States that want to tailor Medicaid rules must apply for federal demonstration waivers — a mechanism designed to test policy innovations. Yet these waivers now face increased scrutiny, especially for states that either exceed or fall short of federal requirements.
Among the states with active or planned applications are Arizona, Arkansas, Georgia, Idaho, Indiana, Iowa, Kentucky, Montana, New Hampshire, North Carolina, Ohio, South Carolina, South Dakota, and Utah.
Montana is the first state to draft a waiver since the federal law passed. Its proposal mirrors the federal 80-hour-per-month work requirement but adds state-specific exemptions, including for individuals experiencing homelessness or fleeing domestic violence. The bipartisan compromise helped lawmakers permanently extend the state’s Medicaid expansion earlier this year.
“The state should have a say,” said Republican state Sen. Gayle Lammers. “We’re very independent, and everyone is different.”
Georgia is currently the only state with an active Medicaid work requirement — through its “Pathways to Coverage” program — but even that is under review. The state has requested permission to reduce the frequency of reporting from monthly to annual checks, diverging from the federal six-month standard. Unless the Centers for Medicare & Medicaid Services approves this change, Georgia’s program is set to expire at the end of September.
“We’re still awaiting clarification,” said Fiona Roberts, spokesperson for Georgia’s Medicaid agency. “We’re in limbo, just like everyone else.”
South Carolina, which has not expanded Medicaid under the Affordable Care Act, submitted a proposal in June for a partial expansion that includes work requirements largely aligned with the federal law. Governor Henry McMaster described it as “a state-specific solution” in a letter to Health and Human Services Secretary Robert F. Kennedy Jr.
Yet with the new federal law setting strict boundaries, such solutions may prove more symbolic than practical.
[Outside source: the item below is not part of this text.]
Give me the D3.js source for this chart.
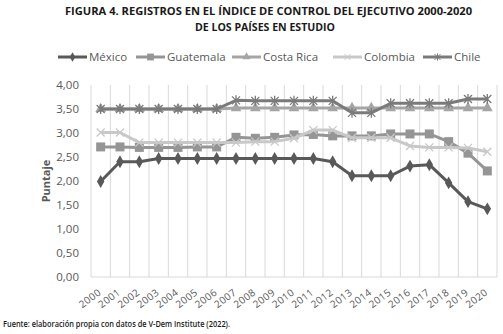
<!DOCTYPE html>
<html>
<head>
<meta charset="utf-8">
<script src="https://cdn.jsdelivr.net/npm/d3@7"></script>
<style>
  body { margin: 0; background: #fff; }
  svg { display: block; font-family: "Open Sans", sans-serif; }
</style>
</head>
<body>
<div id="chart"></div>
<script>
// Years and series
const years = d3.range(2000, 2021).map(String);
const yTicks = [0, 0.5, 1, 1.5, 2, 2.5, 3, 3.5, 4];

const mexico     = [1.99, 2.40, 2.40, 2.47, 2.47, 2.47, 2.47, 2.47, 2.47, 2.47, 2.47, 2.47, 2.40, 2.11, 2.11, 2.11, 2.31, 2.34, 1.96, 1.57, 1.42];
const guatemala  = [2.71, 2.71, 2.70, 2.70, 2.70, 2.71, 2.71, 2.91, 2.89, 2.91, 2.96, 2.97, 2.94, 2.94, 2.94, 2.98, 2.98, 2.98, 2.82, 2.58, 2.21];
const costaRica  = [3.50, 3.50, 3.50, 3.50, 3.50, 3.50, 3.50, 3.52, 3.52, 3.52, 3.52, 3.52, 3.52, 3.52, 3.52, 3.52, 3.52, 3.52, 3.52, 3.52, 3.52];
const colombia   = [3.01, 3.01, 2.80, 2.80, 2.80, 2.80, 2.80, 2.80, 2.82, 2.82, 2.89, 3.06, 3.06, 2.90, 2.90, 2.90, 2.73, 2.70, 2.70, 2.69, 2.61];
const chile      = [3.50, 3.50, 3.50, 3.50, 3.50, 3.50, 3.50, 3.68, 3.67, 3.67, 3.67, 3.67, 3.67, 3.42, 3.42, 3.62, 3.62, 3.62, 3.62, 3.71, 3.71];

const series = [
  { name: "México", values: mexico, color: "#595959", marker: "diamond" },
  { name: "Guatemala", values: guatemala, color: "#959595", marker: "square" },
  { name: "Costa Rica", values: costaRica, color: "#a5a5a5", marker: "triangle" },
  { name: "Colombia", values: colombia, color: "#c8c8c8", marker: "cross" },
  { name: "Chile", values: chile, color: "#7a7a7a", marker: "star" }
];

const W = 503, H = 334;
const margin = { top: 85, right: 6, bottom: 57, left: 91 };
const width = W - margin.left - margin.right;
const height = H - margin.top - margin.bottom;

const svg = d3.select("#chart").append("svg")
  .attr("width", W)
  .attr("height", H);

// Title
const title = svg.append("g").attr("fill", "#1a1a1a")
  .style("font-weight", "bold").style("font-size", "10.5px");
title.append("text").attr("x", 65).attr("y", 15)
  .attr("textLength", 407).attr("lengthAdjust", "spacingAndGlyphs")
  .text("FIGURA 4. REGISTROS EN EL ÍNDICE DE CONTROL DEL EJECUTIVO 2000-2020");
title.append("text").attr("x", 195).attr("y", 31)
  .attr("textLength", 140).attr("lengthAdjust", "spacingAndGlyphs")
  .text("DE LOS PAÍSES EN ESTUDIO");

const g = svg.append("g").attr("transform", `translate(${margin.left},${margin.top})`);

const x = d3.scaleBand().domain(years).range([0, width]);
const y = d3.scaleLinear().domain([0, 4]).range([height, 0]);
const cx = d => x(d) + x.bandwidth() / 2;

// Vertical gridlines at band edges
const edges = years.map(d => x(d)).concat([width]);
g.selectAll(".vgrid").data(edges).enter().append("line")
  .attr("x1", d => d).attr("x2", d => d)
  .attr("y1", 0).attr("y2", height)
  .attr("stroke", "#d9d9d9").attr("stroke-width", 1);

g.append("line").attr("x1", 0).attr("x2", width)
  .attr("y1", height).attr("y2", height)
  .attr("stroke", "#d9d9d9");

// Y axis
const yAxis = g.append("g")
  .call(d3.axisLeft(y).tickValues(yTicks).tickSize(0).tickPadding(12)
    .tickFormat(d => d3.format(".2f")(d).replace(".", ",")));
yAxis.attr("font-family", null);
yAxis.select(".domain").remove();
yAxis.selectAll("text").attr("fill", "#595959").style("font-size", "11.5px");

// X axis, labels slanted
const xAxis = g.append("g").attr("transform", `translate(0,${height})`)
  .call(d3.axisBottom(x).tickSize(0));
xAxis.attr("font-family", null);
xAxis.select(".domain").remove();
xAxis.selectAll("text")
  .attr("fill", "#595959").style("font-size", "10px")
  .style("letter-spacing", "0.4px")
  .attr("text-anchor", "end")
  .attr("x", 0).attr("y", 0).attr("dy", "0.35em")
  .attr("transform", "translate(-1,14) rotate(-37)");

svg.append("text")
  .attr("transform", `translate(50,${margin.top + height / 2}) rotate(-90)`)
  .attr("text-anchor", "middle")
  .attr("fill", "#595959").style("font-size", "11px").style("font-weight", "bold")
  .text("Puntaje");

// Marker drawing
function drawMarker(sel, type, color) {
  if (type === "diamond") {
    sel.append("path").attr("d", d3.symbol(d3.symbolDiamond, 48)()).attr("fill", color);
  } else if (type === "square") {
    sel.append("rect").attr("x", -4.5).attr("y", -4.5).attr("width", 9).attr("height", 9).attr("fill", color);
  } else if (type === "triangle") {
    sel.append("path").attr("d", d3.symbol(d3.symbolTriangle, 50)()).attr("fill", color);
  } else if (type === "cross") {
    sel.append("path").attr("d", "M-4,-4L4,4M-4,4L4,-4").attr("stroke", color).attr("stroke-width", 1.3).attr("fill", "none");
  } else if (type === "star") {
    sel.append("path").attr("d", "M-4,-4L4,4M-4,4L4,-4M0,-5L0,5").attr("stroke", color).attr("stroke-width", 1.3).attr("fill", "none");
  }
}

const line = d3.line().x((d, i) => cx(years[i])).y(d => y(d));

series.forEach(s => {
  g.append("path")
    .datum(s.values)
    .attr("fill", "none")
    .attr("stroke", s.color)
    .attr("stroke-width", 3)
    .attr("stroke-linejoin", "round")
    .attr("d", line);

  g.selectAll(null).data(s.values).enter().append("g")
    .attr("transform", (d, i) => `translate(${cx(years[i])},${y(d)})`)
    .each(function () { drawMarker(d3.select(this), s.marker, s.color); });
});

// Legend
const legendX = [58, 136, 232, 333, 423];
const legend = svg.append("g").attr("transform", "translate(0,57)");
series.forEach((s, i) => {
  const item = legend.append("g").attr("transform", `translate(${legendX[i]},0)`);
  item.append("line").attr("x1", 0).attr("x2", 29).attr("y1", 0).attr("y2", 0)
    .attr("stroke", s.color).attr("stroke-width", 3);
  const m = item.append("g").attr("transform", "translate(14.5,0) scale(0.75)");
  drawMarker(m, s.marker, s.color);
  item.append("text").attr("x", 31).attr("y", 0).attr("dy", "0.35em")
    .attr("fill", "#595959").style("font-size", "11.5px")
    .text(s.name);
});

// Source note
svg.append("text").attr("x", 3).attr("y", 327)
  .attr("textLength", 227).attr("lengthAdjust", "spacingAndGlyphs")
  .attr("fill", "#1a1a1a").style("font-size", "9px").style("font-weight", "600")
  .text("Fuente: elaboración propia con datos de V-Dem Institute (2022).");
</script>
</body>
</html>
The future of state-level experimentation in Medicaid appears constrained, with legal and bureaucratic hurdles ahead. While Republican-led states may still pursue stricter rules, experts predict legal challenges will follow. Tara Sklar, a health law professor at the University of Arizona, said the five-year limit in Arizona’s proposal might stand apart from work requirements and be viewed separately under federal review. Even so, she added, any stricter mandates will likely face court scrutiny.
As states wait for federal guidance in the coming months, one thing is clear: Washington has tightened its grip on a once-flexible aspect of Medicaid policy, leaving less room for states to chart their own course.